**Instructions for the task:** Write out each line in which the string "this" is present.

**Working data:**
* * * * * * * * *
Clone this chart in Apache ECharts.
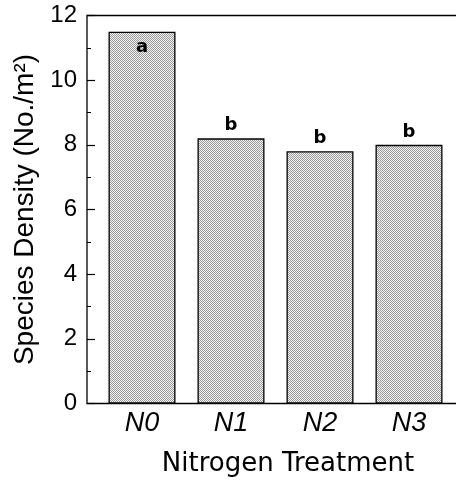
* * * * * * * * *
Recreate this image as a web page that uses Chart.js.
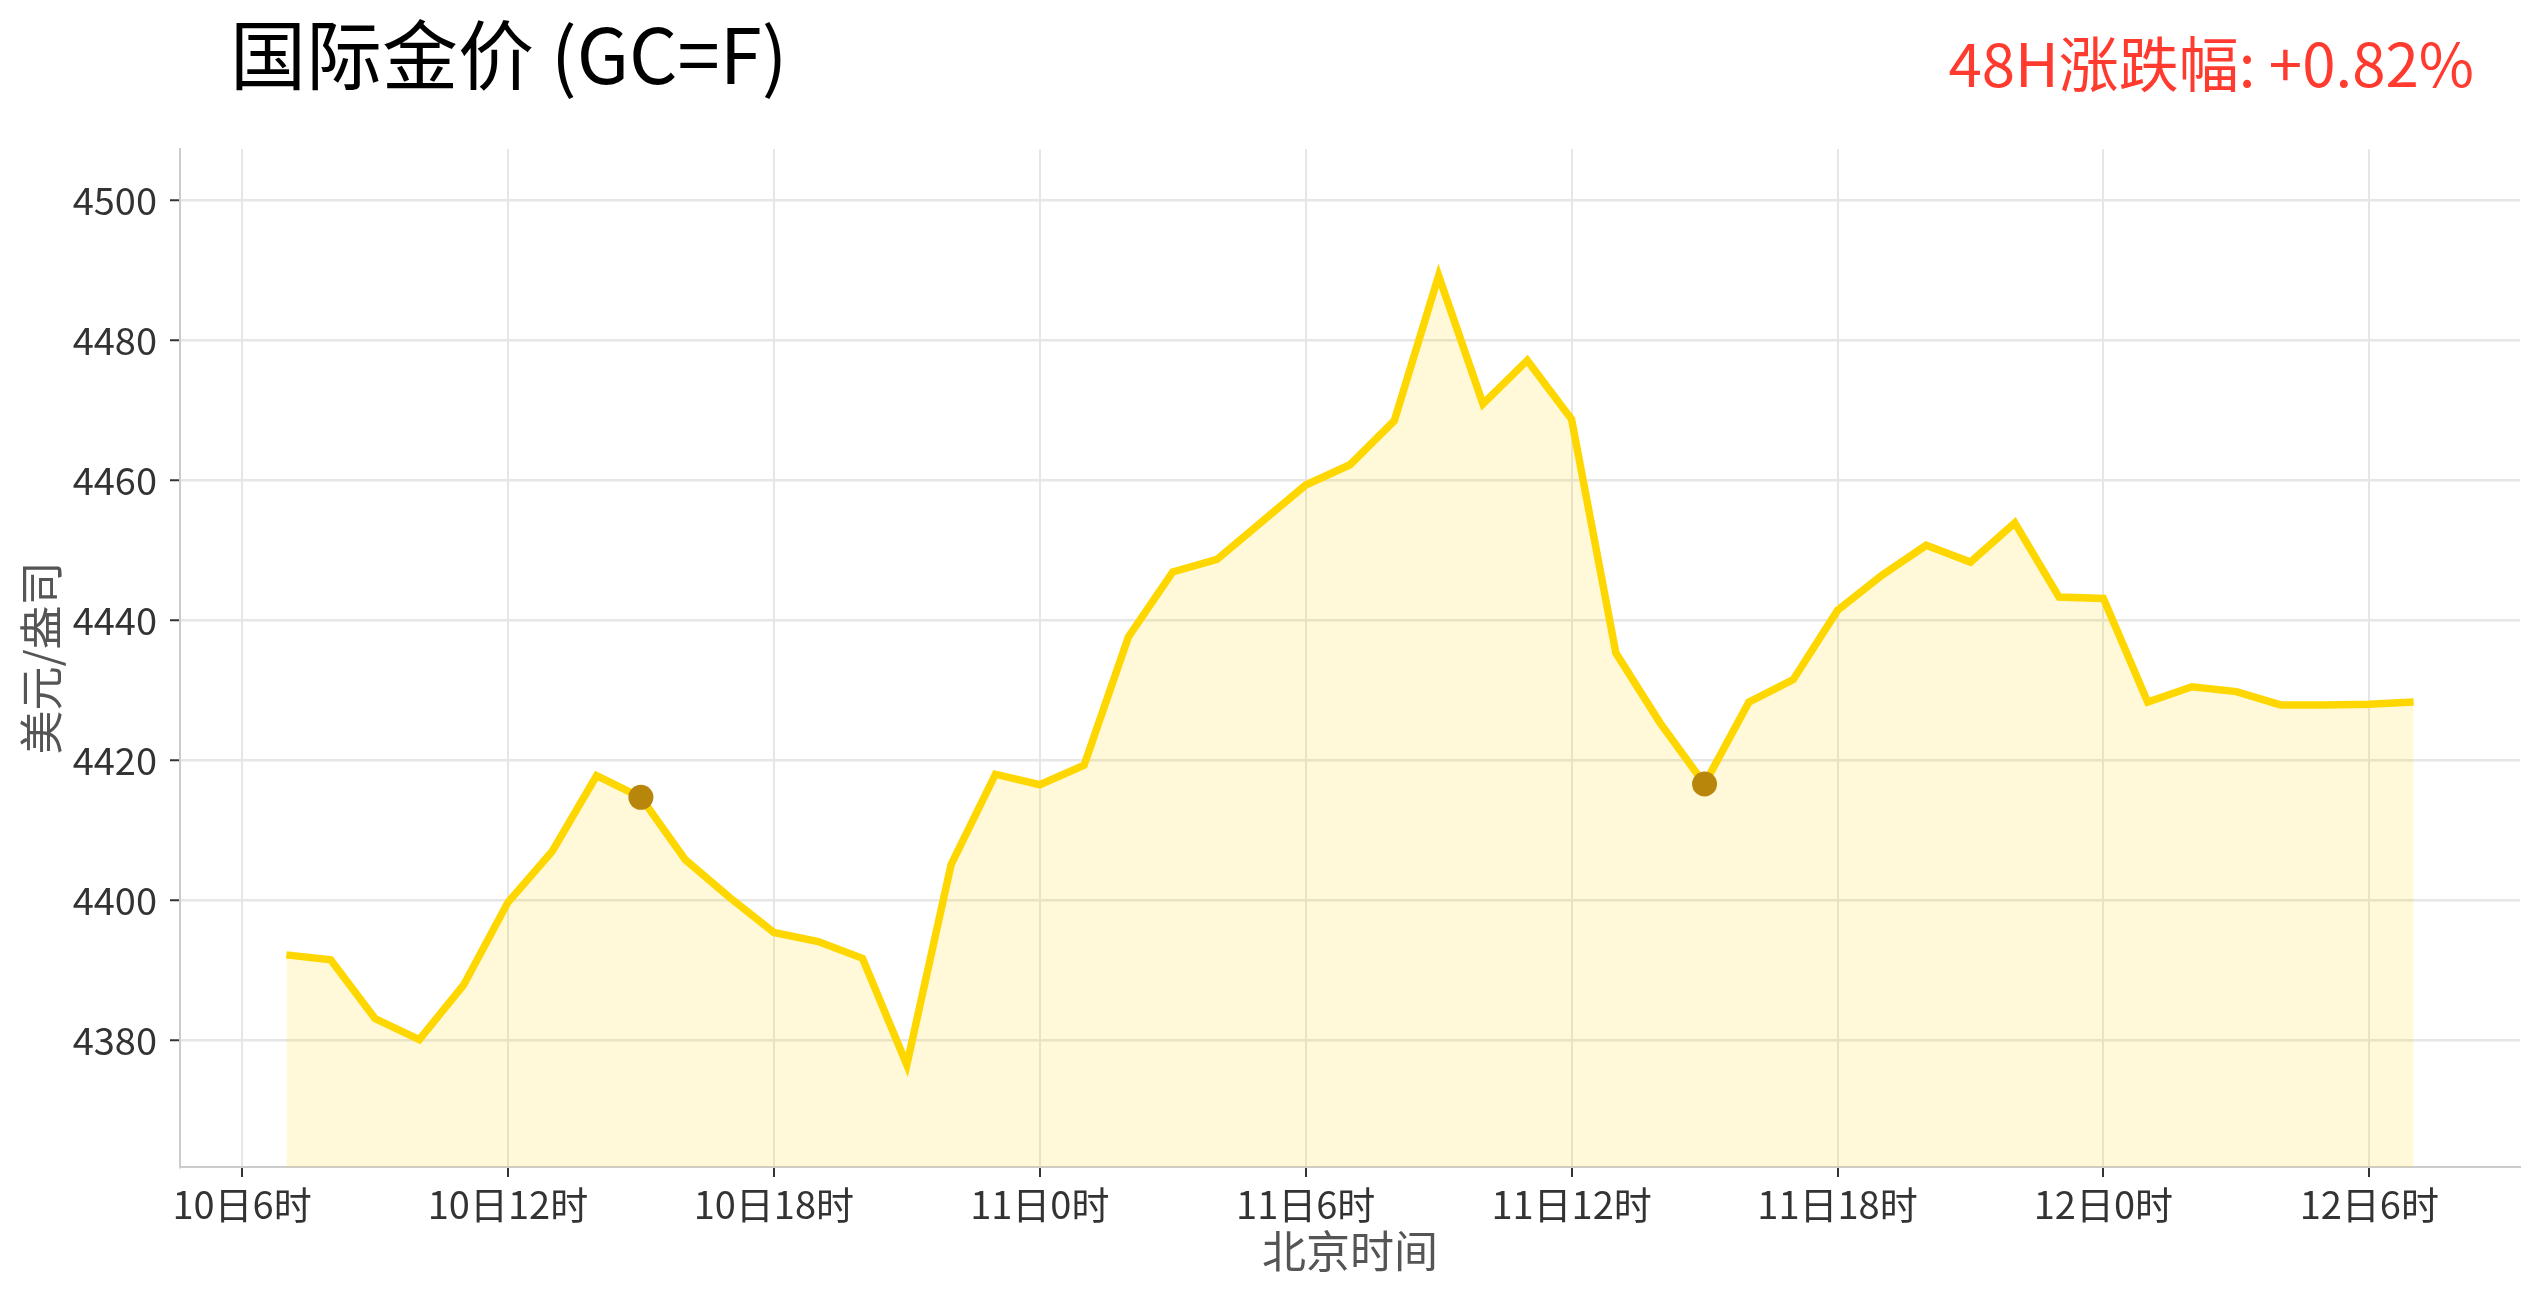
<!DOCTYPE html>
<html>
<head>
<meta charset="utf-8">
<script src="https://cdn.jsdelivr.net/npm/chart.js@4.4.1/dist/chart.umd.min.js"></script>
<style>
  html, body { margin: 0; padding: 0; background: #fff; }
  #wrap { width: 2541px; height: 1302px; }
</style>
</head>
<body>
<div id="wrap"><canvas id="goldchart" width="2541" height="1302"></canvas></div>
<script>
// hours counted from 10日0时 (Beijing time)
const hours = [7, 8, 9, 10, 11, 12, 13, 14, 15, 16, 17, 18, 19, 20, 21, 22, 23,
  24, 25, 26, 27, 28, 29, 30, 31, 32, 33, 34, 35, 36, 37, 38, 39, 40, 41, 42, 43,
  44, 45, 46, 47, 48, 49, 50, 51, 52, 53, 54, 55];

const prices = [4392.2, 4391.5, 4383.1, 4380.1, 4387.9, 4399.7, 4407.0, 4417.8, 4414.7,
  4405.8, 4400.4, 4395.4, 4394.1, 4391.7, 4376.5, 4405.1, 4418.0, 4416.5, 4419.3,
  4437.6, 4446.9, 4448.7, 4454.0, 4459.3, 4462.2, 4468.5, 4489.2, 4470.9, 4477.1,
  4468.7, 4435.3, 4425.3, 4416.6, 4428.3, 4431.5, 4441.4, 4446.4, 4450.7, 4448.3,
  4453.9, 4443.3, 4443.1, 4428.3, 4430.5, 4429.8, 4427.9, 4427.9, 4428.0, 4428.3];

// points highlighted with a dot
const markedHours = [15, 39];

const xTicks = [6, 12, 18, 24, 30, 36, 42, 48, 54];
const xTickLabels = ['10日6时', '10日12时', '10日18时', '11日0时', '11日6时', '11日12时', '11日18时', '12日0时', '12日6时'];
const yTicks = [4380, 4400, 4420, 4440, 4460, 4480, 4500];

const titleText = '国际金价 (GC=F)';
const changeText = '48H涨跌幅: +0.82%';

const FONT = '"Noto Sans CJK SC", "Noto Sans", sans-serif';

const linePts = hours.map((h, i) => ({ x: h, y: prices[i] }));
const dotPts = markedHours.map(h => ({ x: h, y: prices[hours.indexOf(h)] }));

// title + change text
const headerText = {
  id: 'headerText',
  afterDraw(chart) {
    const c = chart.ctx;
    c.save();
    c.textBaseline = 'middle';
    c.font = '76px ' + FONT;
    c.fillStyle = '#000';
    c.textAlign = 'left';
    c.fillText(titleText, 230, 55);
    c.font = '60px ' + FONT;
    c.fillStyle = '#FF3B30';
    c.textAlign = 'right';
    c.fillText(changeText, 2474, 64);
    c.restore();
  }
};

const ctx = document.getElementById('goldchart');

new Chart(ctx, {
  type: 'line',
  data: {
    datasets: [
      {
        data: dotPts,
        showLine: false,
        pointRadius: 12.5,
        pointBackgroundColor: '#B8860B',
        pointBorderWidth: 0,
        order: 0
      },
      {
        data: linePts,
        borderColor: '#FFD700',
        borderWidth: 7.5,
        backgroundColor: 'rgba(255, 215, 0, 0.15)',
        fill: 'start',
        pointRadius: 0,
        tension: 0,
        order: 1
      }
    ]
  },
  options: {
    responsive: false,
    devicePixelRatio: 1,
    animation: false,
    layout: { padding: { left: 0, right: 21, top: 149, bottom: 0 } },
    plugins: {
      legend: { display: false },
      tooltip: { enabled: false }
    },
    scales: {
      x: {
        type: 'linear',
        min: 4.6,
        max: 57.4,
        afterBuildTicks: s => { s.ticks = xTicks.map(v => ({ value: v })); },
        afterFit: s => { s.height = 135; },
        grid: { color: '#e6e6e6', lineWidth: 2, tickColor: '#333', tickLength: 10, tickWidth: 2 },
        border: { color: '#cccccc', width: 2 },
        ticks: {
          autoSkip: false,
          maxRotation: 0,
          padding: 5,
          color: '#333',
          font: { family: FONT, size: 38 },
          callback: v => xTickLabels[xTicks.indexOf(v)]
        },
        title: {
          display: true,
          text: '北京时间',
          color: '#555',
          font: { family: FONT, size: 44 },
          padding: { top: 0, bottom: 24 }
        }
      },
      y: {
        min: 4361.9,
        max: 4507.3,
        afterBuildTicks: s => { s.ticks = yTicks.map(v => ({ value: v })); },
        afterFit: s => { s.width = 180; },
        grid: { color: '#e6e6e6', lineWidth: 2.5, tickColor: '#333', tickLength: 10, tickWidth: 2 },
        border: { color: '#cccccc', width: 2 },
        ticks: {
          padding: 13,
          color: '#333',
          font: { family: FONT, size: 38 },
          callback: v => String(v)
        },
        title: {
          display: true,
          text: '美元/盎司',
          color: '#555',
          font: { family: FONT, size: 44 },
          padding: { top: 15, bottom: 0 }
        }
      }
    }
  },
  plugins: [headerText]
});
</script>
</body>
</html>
* * * * * * * * *
**Problem solution:**
Clone this chart in Apache ECharts.
Recreate this image as a web page that uses Chart.js.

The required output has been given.